In order to determine which part of the input image the network uses to decide whether the input is a face, we performed a sensitivity analysis using the method of . We collected a positive test set based on the training database of face images, but with different randomized scales, translations, and rotations than were used for training. The negative test set was built from a set of negative examples collected during the training of an earlier version of the system. Each of the 20x20 pixel input images was divided into 100 2x2 pixel subimages. For each subimage in turn, we went through the test set, replacing that subimage with random noise, and tested the neural network. The resulting sum of squared errors made by the network is an indication of how important that portion of the image is for the detection task. Plots of the error rates for two networks we developed are shown in Figure 9. Network 1 uses two sets of the hidden units illustrated in Figure 1, while Network 2 uses three sets.
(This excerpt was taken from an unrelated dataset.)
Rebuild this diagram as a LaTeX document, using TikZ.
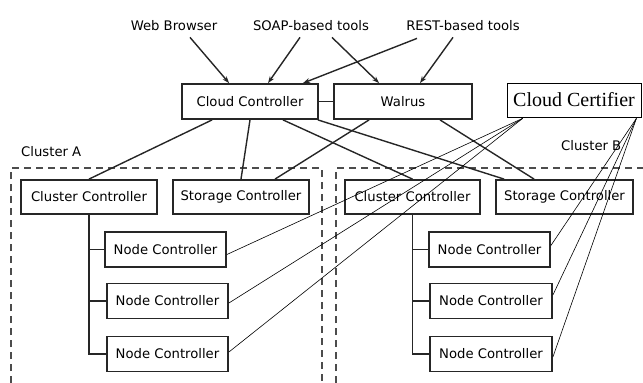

Figure: Error rates (vertical axis) on a small test resulting from adding noise to various portions of the input image (horizontal plane), for two networks. Network 1 has two copies of the hidden units shown in Figure 1 (a total of 58 hidden units and 2905 connections), while Network 2 has three copies (a total of 78 hidden units and 4357 connections).
The networks rely most heavily on the eyes, then on the nose, and then on the mouth (Figure 9). Anecdotally, we have seen this behavior on several real test images. Even in cases in which only one eye is visible, detection of a face is possible, though less reliable, than when the entire face is visible. The system is less sensitive to the occlusion of features such as the nose or mouth.